Substituents on Benzene

• Substituents on a benzene ring significantly influence the reactivity and orientation of monosubstituted benzene compounds in electrophilic aromatic substitution (EAS) reactions.

• The substituents can be broadly classified as either electron-donating groups (EDGs) or electron-withdrawing groups (EWGs), and their effects on reactivity and orientation are crucial for predicting the outcome of these reactions.

Types of Substituents on Benzene

1) Electron-Donating Groups (EDGs):

• Characteristics: These groups donate electron density to the benzene ring, typically through resonance or inductive effects.

• Examples: -OH (hydroxyl), -OCH3 (methoxy), -NH2 (amino), -CH3 (methyl), -C2H5 (ethyl).

2) Electron-Withdrawing Groups (EWGs):

• Characteristics: These groups withdraw electron density from the benzene ring, again through resonance or inductive effects.

• Examples: -NO2 (nitro), -CF3 (trifluoromethyl), -COOH (carboxyl), -SO3H (sulfonic acid), -CN (cyano).

Effect of Substituents on Reactivity

1) Electron-Donating Groups (EDGs):

• Increased Reactivity: EDGs increase the electron density of the benzene ring, making it more nucleophilic and thus more reactive towards electrophiles.

• Mechanism: Through resonance, EDGs can donate electron density to the ring, particularly enhancing the negative charge on the ortho and para positions.

2) Electron-Withdrawing Groups (EWGs):

• Decreased Reactivity: EWGs decrease the electron density of the benzene ring, making it less nucleophilic and thus less reactive towards electrophiles.

• Mechanism: EWGs withdraw electron density from the ring, stabilizing it but making it less attractive to electrophiles.

Effect of Substituents on Orientation

1) Electron-Donating Groups (EDGs):

• Ortho/Para Directors: EDGs typically direct incoming electrophiles to the ortho and para positions relative to themselves.

• Reason: The increased electron density at these positions due to resonance stabilization makes them more favorable for electrophilic attack.

• Examples:

• Phenol (-OH): The electrophile preferentially attaches at the ortho and para positions.

• Anisole (-OCH3): Similarly, ortho and para positions are more reactive.
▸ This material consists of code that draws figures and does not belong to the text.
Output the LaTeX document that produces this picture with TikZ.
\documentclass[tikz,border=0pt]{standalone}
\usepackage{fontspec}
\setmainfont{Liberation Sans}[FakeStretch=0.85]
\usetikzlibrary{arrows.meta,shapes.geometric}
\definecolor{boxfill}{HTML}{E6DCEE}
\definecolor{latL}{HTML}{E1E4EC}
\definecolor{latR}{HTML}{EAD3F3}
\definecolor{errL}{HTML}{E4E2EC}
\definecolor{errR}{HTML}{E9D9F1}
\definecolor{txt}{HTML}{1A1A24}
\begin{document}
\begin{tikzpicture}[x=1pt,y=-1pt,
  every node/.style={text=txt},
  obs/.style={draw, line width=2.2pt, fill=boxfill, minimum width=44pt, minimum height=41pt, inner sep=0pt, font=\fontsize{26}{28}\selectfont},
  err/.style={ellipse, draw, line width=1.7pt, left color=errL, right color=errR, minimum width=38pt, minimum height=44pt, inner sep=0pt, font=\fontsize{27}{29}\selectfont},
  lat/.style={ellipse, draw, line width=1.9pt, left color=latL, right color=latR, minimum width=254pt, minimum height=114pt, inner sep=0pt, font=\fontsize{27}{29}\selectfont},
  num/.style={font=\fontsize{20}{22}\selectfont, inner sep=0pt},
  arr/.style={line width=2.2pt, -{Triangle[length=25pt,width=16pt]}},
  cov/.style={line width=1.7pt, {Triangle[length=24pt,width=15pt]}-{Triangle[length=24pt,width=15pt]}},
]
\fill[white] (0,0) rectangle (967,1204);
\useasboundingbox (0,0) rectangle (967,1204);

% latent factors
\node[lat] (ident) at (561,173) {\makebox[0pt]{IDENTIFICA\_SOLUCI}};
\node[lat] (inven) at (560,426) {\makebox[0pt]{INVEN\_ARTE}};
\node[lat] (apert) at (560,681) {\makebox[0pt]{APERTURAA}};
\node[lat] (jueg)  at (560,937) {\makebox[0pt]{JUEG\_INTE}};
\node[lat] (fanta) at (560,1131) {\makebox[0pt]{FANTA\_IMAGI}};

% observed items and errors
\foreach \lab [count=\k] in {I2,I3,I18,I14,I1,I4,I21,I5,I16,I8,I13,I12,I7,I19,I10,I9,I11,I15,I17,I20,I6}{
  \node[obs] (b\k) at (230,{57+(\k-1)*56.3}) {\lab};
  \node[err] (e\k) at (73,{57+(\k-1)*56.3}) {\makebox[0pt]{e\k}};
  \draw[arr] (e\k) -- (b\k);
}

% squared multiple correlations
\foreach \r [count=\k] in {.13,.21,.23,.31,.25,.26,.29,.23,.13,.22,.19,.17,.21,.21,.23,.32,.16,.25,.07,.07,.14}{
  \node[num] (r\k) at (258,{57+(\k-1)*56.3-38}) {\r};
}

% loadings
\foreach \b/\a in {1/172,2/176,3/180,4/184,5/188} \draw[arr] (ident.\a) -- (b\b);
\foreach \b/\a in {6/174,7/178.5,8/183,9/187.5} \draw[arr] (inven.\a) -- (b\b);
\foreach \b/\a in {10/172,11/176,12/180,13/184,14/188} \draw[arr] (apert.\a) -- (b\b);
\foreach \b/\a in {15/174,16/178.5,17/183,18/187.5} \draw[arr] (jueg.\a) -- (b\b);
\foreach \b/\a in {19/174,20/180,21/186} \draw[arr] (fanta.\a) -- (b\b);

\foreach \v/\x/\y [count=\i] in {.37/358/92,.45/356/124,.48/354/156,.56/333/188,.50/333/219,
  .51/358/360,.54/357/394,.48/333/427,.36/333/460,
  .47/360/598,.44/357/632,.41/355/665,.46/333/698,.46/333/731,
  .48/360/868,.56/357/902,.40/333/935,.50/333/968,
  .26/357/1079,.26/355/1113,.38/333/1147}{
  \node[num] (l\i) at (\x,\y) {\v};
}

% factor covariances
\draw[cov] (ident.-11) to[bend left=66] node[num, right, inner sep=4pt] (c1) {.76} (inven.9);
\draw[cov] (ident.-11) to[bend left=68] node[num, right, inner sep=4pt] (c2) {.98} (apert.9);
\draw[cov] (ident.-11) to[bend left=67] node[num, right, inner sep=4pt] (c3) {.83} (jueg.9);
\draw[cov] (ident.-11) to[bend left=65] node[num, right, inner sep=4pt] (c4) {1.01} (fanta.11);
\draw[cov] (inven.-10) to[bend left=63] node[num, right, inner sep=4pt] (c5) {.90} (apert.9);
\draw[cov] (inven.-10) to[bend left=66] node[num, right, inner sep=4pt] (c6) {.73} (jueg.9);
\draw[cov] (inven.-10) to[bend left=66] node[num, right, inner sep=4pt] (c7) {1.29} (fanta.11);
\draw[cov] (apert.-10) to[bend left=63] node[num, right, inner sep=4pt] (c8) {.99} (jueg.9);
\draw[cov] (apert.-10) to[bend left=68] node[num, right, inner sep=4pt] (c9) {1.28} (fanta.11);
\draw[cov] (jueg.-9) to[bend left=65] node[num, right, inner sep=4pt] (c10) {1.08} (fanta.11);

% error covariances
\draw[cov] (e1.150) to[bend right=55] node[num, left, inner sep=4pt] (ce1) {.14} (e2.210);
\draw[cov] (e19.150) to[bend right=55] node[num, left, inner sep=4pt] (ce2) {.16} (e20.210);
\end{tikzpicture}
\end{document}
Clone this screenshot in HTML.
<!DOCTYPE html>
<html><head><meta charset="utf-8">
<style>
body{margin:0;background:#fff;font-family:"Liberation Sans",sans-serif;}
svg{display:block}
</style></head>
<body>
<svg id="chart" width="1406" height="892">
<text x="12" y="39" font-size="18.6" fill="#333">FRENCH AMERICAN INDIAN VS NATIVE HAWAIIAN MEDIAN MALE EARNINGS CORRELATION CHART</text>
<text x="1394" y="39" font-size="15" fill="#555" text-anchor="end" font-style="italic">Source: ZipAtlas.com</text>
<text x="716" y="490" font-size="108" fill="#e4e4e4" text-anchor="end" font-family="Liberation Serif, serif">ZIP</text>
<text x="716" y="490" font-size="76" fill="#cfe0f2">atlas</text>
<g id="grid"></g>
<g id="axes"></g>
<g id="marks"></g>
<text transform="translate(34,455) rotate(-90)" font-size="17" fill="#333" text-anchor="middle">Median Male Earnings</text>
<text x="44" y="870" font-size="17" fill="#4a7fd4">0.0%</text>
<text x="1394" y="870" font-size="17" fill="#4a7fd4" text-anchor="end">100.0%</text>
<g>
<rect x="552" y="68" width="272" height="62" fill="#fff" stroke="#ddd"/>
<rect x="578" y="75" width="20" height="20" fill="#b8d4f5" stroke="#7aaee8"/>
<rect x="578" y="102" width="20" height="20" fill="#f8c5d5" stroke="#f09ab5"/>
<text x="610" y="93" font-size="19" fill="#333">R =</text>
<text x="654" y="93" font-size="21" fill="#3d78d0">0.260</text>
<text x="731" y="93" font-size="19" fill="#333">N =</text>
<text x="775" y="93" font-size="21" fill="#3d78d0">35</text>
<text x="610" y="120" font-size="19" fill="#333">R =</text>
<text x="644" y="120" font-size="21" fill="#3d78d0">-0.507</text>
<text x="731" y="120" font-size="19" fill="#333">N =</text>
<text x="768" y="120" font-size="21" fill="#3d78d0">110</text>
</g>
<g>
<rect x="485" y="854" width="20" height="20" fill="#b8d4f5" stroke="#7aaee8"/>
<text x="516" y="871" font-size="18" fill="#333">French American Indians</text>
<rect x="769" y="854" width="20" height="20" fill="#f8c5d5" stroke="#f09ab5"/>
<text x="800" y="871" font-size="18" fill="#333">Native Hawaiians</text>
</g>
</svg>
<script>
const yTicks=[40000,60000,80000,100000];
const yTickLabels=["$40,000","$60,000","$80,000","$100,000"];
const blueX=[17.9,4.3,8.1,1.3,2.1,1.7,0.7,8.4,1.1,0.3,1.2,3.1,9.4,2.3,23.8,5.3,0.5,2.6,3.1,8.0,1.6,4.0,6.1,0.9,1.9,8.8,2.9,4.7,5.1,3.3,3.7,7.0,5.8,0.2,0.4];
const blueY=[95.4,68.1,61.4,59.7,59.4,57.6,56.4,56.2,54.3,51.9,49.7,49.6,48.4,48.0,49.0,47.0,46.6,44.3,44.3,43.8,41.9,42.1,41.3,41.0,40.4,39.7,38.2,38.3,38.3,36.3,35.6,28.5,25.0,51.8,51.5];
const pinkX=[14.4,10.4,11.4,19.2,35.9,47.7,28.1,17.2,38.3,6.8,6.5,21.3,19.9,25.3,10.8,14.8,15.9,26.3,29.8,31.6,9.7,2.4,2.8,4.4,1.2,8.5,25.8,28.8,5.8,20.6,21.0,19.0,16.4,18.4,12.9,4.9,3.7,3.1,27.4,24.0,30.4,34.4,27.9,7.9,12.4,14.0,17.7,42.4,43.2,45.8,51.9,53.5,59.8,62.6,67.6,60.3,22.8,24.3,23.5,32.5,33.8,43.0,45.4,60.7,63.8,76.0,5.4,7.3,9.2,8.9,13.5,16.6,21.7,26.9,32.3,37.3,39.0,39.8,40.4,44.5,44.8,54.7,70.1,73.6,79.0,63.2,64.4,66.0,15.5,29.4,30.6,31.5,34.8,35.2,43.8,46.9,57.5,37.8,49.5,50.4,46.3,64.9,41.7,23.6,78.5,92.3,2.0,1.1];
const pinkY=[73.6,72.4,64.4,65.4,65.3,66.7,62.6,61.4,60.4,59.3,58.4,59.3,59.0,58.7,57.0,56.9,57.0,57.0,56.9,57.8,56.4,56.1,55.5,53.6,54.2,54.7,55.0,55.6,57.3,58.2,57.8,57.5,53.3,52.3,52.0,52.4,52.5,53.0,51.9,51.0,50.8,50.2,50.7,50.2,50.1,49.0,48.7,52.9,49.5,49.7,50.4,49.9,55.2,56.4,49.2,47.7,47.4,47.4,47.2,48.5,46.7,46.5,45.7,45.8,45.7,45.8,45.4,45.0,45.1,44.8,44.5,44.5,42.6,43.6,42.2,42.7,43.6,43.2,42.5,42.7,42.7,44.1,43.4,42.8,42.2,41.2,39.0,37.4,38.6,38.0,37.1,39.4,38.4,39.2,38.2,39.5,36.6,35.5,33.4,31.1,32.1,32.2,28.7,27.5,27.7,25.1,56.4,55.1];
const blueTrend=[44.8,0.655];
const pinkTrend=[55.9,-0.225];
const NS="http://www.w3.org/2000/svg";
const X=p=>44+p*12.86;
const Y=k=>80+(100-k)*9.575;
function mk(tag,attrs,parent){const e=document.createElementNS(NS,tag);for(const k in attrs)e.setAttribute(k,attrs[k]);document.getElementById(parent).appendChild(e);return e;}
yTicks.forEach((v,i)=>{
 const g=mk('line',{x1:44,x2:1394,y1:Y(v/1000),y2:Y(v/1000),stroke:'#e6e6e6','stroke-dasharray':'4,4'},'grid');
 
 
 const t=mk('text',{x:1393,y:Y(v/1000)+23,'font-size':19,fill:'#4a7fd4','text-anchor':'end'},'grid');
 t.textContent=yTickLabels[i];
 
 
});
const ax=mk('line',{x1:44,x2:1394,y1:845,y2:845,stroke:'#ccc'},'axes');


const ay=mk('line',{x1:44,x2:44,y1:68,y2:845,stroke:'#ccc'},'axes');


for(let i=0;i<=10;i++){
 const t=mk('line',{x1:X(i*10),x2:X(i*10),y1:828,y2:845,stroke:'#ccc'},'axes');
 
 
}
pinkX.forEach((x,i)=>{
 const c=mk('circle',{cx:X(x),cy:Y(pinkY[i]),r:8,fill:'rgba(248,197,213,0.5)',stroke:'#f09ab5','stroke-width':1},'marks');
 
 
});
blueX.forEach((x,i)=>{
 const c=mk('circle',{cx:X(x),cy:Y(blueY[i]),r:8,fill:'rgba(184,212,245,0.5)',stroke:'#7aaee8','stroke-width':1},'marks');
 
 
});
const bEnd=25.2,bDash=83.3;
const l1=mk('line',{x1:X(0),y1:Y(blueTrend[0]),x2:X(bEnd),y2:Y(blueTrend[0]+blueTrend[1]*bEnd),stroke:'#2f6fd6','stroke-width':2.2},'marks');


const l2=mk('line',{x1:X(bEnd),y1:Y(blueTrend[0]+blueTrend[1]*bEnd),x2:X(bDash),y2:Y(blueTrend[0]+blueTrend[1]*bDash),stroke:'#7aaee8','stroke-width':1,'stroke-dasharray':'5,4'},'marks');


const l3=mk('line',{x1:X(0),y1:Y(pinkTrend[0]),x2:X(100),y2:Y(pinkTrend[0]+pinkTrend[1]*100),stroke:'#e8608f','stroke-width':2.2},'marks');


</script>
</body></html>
2) Electron-Withdrawing Groups (EWGs):

• Meta Directors: EWGs typically direct incoming electrophiles to the meta position relative to themselves.

• Reason: The decreased electron density at the ortho and para positions due to resonance or inductive withdrawal makes these positions less favorable, leaving the meta position relatively more reactive.

• Examples:

• Nitrobenzene (-NO2): The electrophile preferentially attaches at the meta position.

• Benzonitrile (-CN): Meta position is more reactive for substitution.

Examples and Applications

• Toluene (methylbenzene): The -CH3 group is an EDG, making the ortho and para positions more reactive. For instance, nitration of toluene primarily yields ortho and para nitrotoluene.

• Nitrobenzene: The -NO2 group is an EWG, directing substitution to the meta position. For example, bromination of nitrobenzene predominantly forms meta-Bromo nitrobenzene.